Fittingly for a film about changing partners, The Lovers is an intriguing and eclectic mix of old and new. With its simple direction and old-fashioned score, it’s rather reminiscent of classical romances from the ‘50s and ‘60s in its execution, even as it tells a far less traditional story.
Mary and Michael (Winger and Letts) are the couple at the centre of Azazel Jacobs’ film. Their home life is perfectly civil, but instead of any shared intimacy, each is conducting an affair, Mary with writer Robert (Aidan Gillen), and Michael with ballet teacher Lucy (Melora Walters). Each is vaguely aware of the other’s indiscretions but, for the sake of simplicity, ignore the facts – until an unexpected tryst one morning puts the spark back into their relationship.
This change is very funny, as Mary and Michael essentially start to cheat on their lovers with each other. Jacobs’ writing and Winger and Letts’ performances strike a good balance between the fizzing excitement of a new relationship and the familiar comfort of a long-term one, and this second act is easily the strongest section of The Lovers.
The homecoming of their grumpy son Joel (Tyler Ross) from college throws things for an unfortunate loop in the final third, though. Attempting to inject real emotional drama into proceedings only serves to highlight how slight the film is, and Ross’s pouty performance drags things down, a strikingly unconfident bit of acting. And while Gillen is reliably good as the sympathetically-written Robert, Lucy is weakly characterised and annoying, and you see no reason why Michael would possibly choose her over his wife.

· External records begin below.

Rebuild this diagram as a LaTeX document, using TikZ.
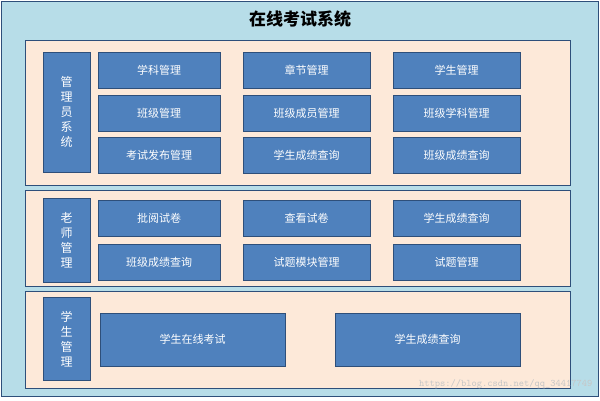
\documentclass[tikz,border=0pt]{standalone}
\usepackage{fontspec}
\setmainfont{Noto Sans CJK SC}
\usetikzlibrary{positioning}
\definecolor{bgBlue}{HTML}{B7DDE8}
\definecolor{panelPeach}{HTML}{FDE9D9}
\definecolor{boxBlue}{HTML}{4F81BD}
\definecolor{boxEdge}{HTML}{2E4F7A}
\tikzset{
  panel/.style={draw=boxEdge, fill=panelPeach, line width=0.8pt},
  modbox/.style={draw=boxEdge, fill=boxBlue, text=white, line width=0.8pt,
                 font=\fontsize{11}{13}\selectfont, minimum height=36pt,
                 inner sep=0pt},
  rolebox/.style={modbox, minimum width=47pt, align=center,
                  font=\fontsize{12}{15}\selectfont},
}
\begin{document}
\begin{tikzpicture}[x=1pt,y=-1pt]
\useasboundingbox (0,0) rectangle (600,400);
\draw[fill=bgBlue, draw=boxEdge] (1,1) rectangle (598,396);
\node[font=\fontsize{17}{20}\selectfont\bfseries] (title) at (300,19) {在线考试系统};

%% panels
\draw[panel] (25,40) rectangle (570,185);
\draw[panel] (25,190) rectangle (570,286);
\draw[panel] (25,291) rectangle (570,388);

%% admin
\node[rolebox, minimum height=120pt] (admin) at (66.5,112) {管\\理\\员\\系\\统};
\node[modbox, minimum width=122pt] (a1) at (159,70) {学科管理};
\node[modbox, minimum width=127pt] (a2) at (306.5,70) {章节管理};
\node[modbox, minimum width=127pt] (a3) at (456.5,70) {学生管理};
\node[modbox, minimum width=122pt] (a4) at (159,113) {班级管理};
\node[modbox, minimum width=127pt] (a5) at (306.5,113) {班级成员管理};
\node[modbox, minimum width=127pt] (a6) at (456.5,113) {班级学科管理};
\node[modbox, minimum width=122pt] (a7) at (159,155) {考试发布管理};
\node[modbox, minimum width=127pt] (a8) at (306.5,155) {学生成绩查询};
\node[modbox, minimum width=127pt] (a9) at (456.5,155) {班级成绩查询};

%% teacher
\node[rolebox, minimum height=84pt] (teacher) at (66.5,240) {老\\师\\管\\理};
\node[modbox, minimum width=122pt] (t1) at (159,218) {批阅试卷};
\node[modbox, minimum width=127pt] (t2) at (306.5,218) {查看试卷};
\node[modbox, minimum width=127pt] (t3) at (456.5,218) {学生成绩查询};
\node[modbox, minimum width=122pt] (t4) at (159,262) {班级成绩查询};
\node[modbox, minimum width=127pt] (t5) at (306.5,262) {试题模块管理};
\node[modbox, minimum width=127pt] (t6) at (456.5,262) {试题管理};

%% student
\node[rolebox, minimum height=83pt] (student) at (66.5,339) {学\\生\\管\\理};
\node[modbox, minimum width=185pt, minimum height=53pt] (s1) at (192.5,339.5) {学生在线考试};
\node[modbox, minimum width=185pt, minimum height=53pt] (s2) at (427.5,339.5) {学生成绩查询};

\node[text=gray!45, font=\fontsize{10}{12}\ttfamily, anchor=east] (mark) at (596,384) {https://blog.csdn.net/qq\_34417749};
\end{tikzpicture}
\end{document}
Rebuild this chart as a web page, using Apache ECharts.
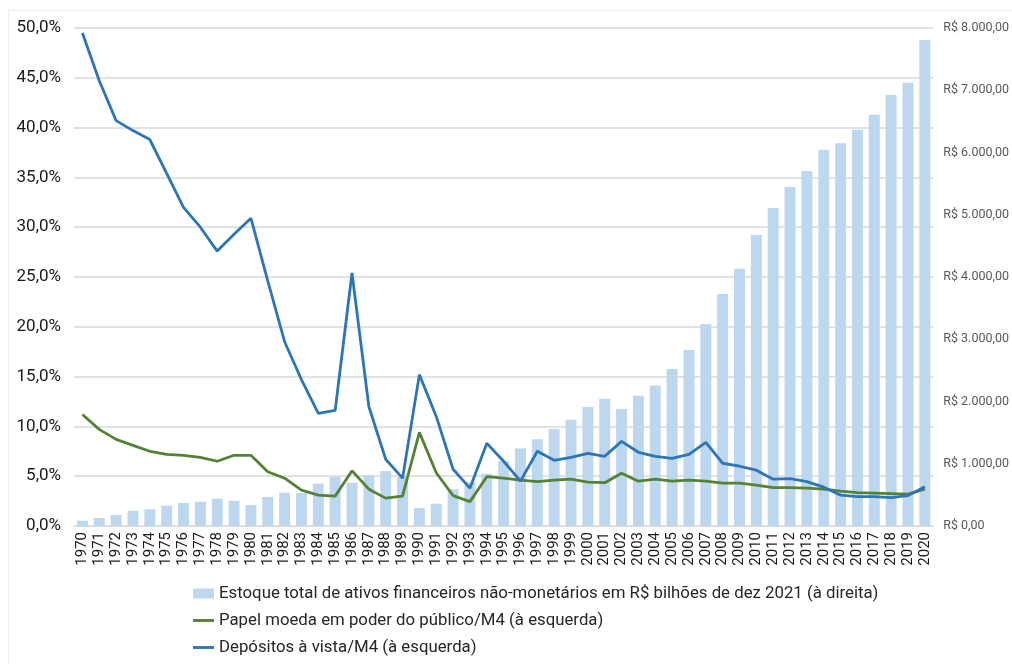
<!DOCTYPE html>
<html><head><meta charset="utf-8">
<script src="https://cdn.jsdelivr.net/npm/echarts@6/dist/echarts.min.js"></script>
<style>html,body{margin:0;padding:0;background:#fff}#c{width:1012px;height:664px}</style>
</head><body><div id="c"></div>
<script>
var years = [];
for (var y = 1970; y <= 2020; y++) years.push(String(y));

var estoque = [85,128,177,246,268,326,369,390,439,406,337,466,535,530,680,792,696,814,883,790,
  289,358,589,700,840,1044,1247,1392,1558,1707,1911,2045,1879,2093,2259,2521,2827,3245,3727,4133,
  4674,5108,5445,5702,6045,6148,6366,6607,6923,7121,7807];
var papel = [11.2,9.7,8.7,8.1,7.5,7.2,7.1,6.9,6.5,7.1,7.1,5.45,4.8,3.6,3.1,3.0,5.55,3.7,2.8,3.0,
  9.4,5.35,3.05,2.45,4.95,4.8,4.6,4.45,4.6,4.7,4.4,4.35,5.3,4.5,4.7,4.5,4.6,4.5,4.3,4.3,
  4.1,3.85,3.85,3.8,3.7,3.5,3.35,3.3,3.25,3.2,3.7];
var depositos = [49.5,44.7,40.7,39.7,38.8,35.4,32.0,30.0,27.6,29.3,30.9,24.6,18.5,14.7,11.3,11.6,25.4,12.0,6.7,4.8,
  15.2,11.0,5.7,3.8,8.3,6.5,4.5,7.5,6.6,6.9,7.3,7.0,8.5,7.4,7.0,6.8,7.2,8.4,6.3,6.0,
  5.6,4.7,4.75,4.45,3.9,3.1,2.95,2.95,2.85,3.05,3.95];

var names = [
  'Estoque total de ativos financeiros não-monetários em R$ bilhões de dez 2021 (à direita)',
  'Papel moeda em poder do público/M4 (à esquerda)',
  'Depósitos à vista/M4 (à esquerda)'
];

function fmtBRL(v){
  var s = Math.round(v).toString().replace(/\B(?=(\d{3})+(?!\d))/g,'.');
  return 'R$ ' + s + ',00';
}

var lineIcon = 'path://M0,0 L22,0 L22,3 L0,3 Z';

var chart = echarts.init(document.getElementById('c'), null, {renderer:'canvas'});
chart.setOption({
  animation:false,
  textStyle:{fontFamily:'Roboto'},
  graphic:[
    {type:'line',shape:{x1:8,y1:10.5,x2:1012,y2:10.5},style:{stroke:'#ececec',lineWidth:1},silent:true},
    {type:'line',shape:{x1:8.5,y1:10,x2:8.5,y2:664},style:{stroke:'#ececec',lineWidth:1},silent:true}
  ],
  grid:{left:74,right:76,top:28,bottom:138,containLabel:false},
  legend:{
    orient:'vertical', left:188, top:580, itemGap:10, itemWidth:21, itemHeight:10,
    textStyle:{fontSize:16.8,color:'#262626',fontFamily:'Roboto',lineHeight:17},
    data:[{name:names[0],icon:'rect'},{name:names[1],icon:lineIcon},{name:names[2],icon:lineIcon}]
  },
  xAxis:{
    type:'category', data:years,
    axisLine:{lineStyle:{color:'#d9d9d9'}},
    axisTick:{show:false},
    axisLabel:{rotate:90,fontSize:15,color:'#1a1a1a',margin:6,interval:0}
  },
  yAxis:[
    {type:'value',min:0,max:50,interval:5,position:'left',
     axisLabel:{fontSize:17,color:'#1a1a1a',margin:13,formatter:function(v){return v.toFixed(1).replace('.',',')+'%';}},
     splitLine:{lineStyle:{color:'#d9d9d9',width:1.5}},axisLine:{show:false},axisTick:{show:false}},
    {type:'value',min:0,max:8000,interval:1000,position:'right',
     axisLabel:{fontSize:12.5,color:'#595959',margin:10,formatter:fmtBRL},
     splitLine:{show:false},axisLine:{show:false},axisTick:{show:false}}
  ],
  series:[
    {name:names[0],type:'bar',yAxisIndex:1,data:estoque,barCategoryGap:'35%',
     itemStyle:{color:'#bdd7ee'}},
    {name:names[1],type:'line',yAxisIndex:0,data:papel,symbol:'none',
     lineStyle:{color:'#548235',width:2.8},itemStyle:{color:'#548235'}},
    {name:names[2],type:'line',yAxisIndex:0,data:depositos,symbol:'none',
     lineStyle:{color:'#2e75b6',width:2.8},itemStyle:{color:'#2e75b6'}}
  ]
});
</script></body></html>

These are major flaws, but The Lovers still zips by entertainingly (at only 90 minutes, it doesn’t overstretch itself), capped by a funny, knowing set piece that both fulfils and subverts your expectations.
CAST: Debra Winger, Tracy Letts, Aidan Gillen, Melora Walters
DIRECTOR: Azazel Jacobs
WRITER: Azazel Jacobs
SYNOPSIS: Debra Winger and Tracy Letts play a long-married, dispassionate couple who are both in the midst of serious affairs. But on the brink of calling it quits, a spark between them suddenly reignites, leading them into an impulsive romance.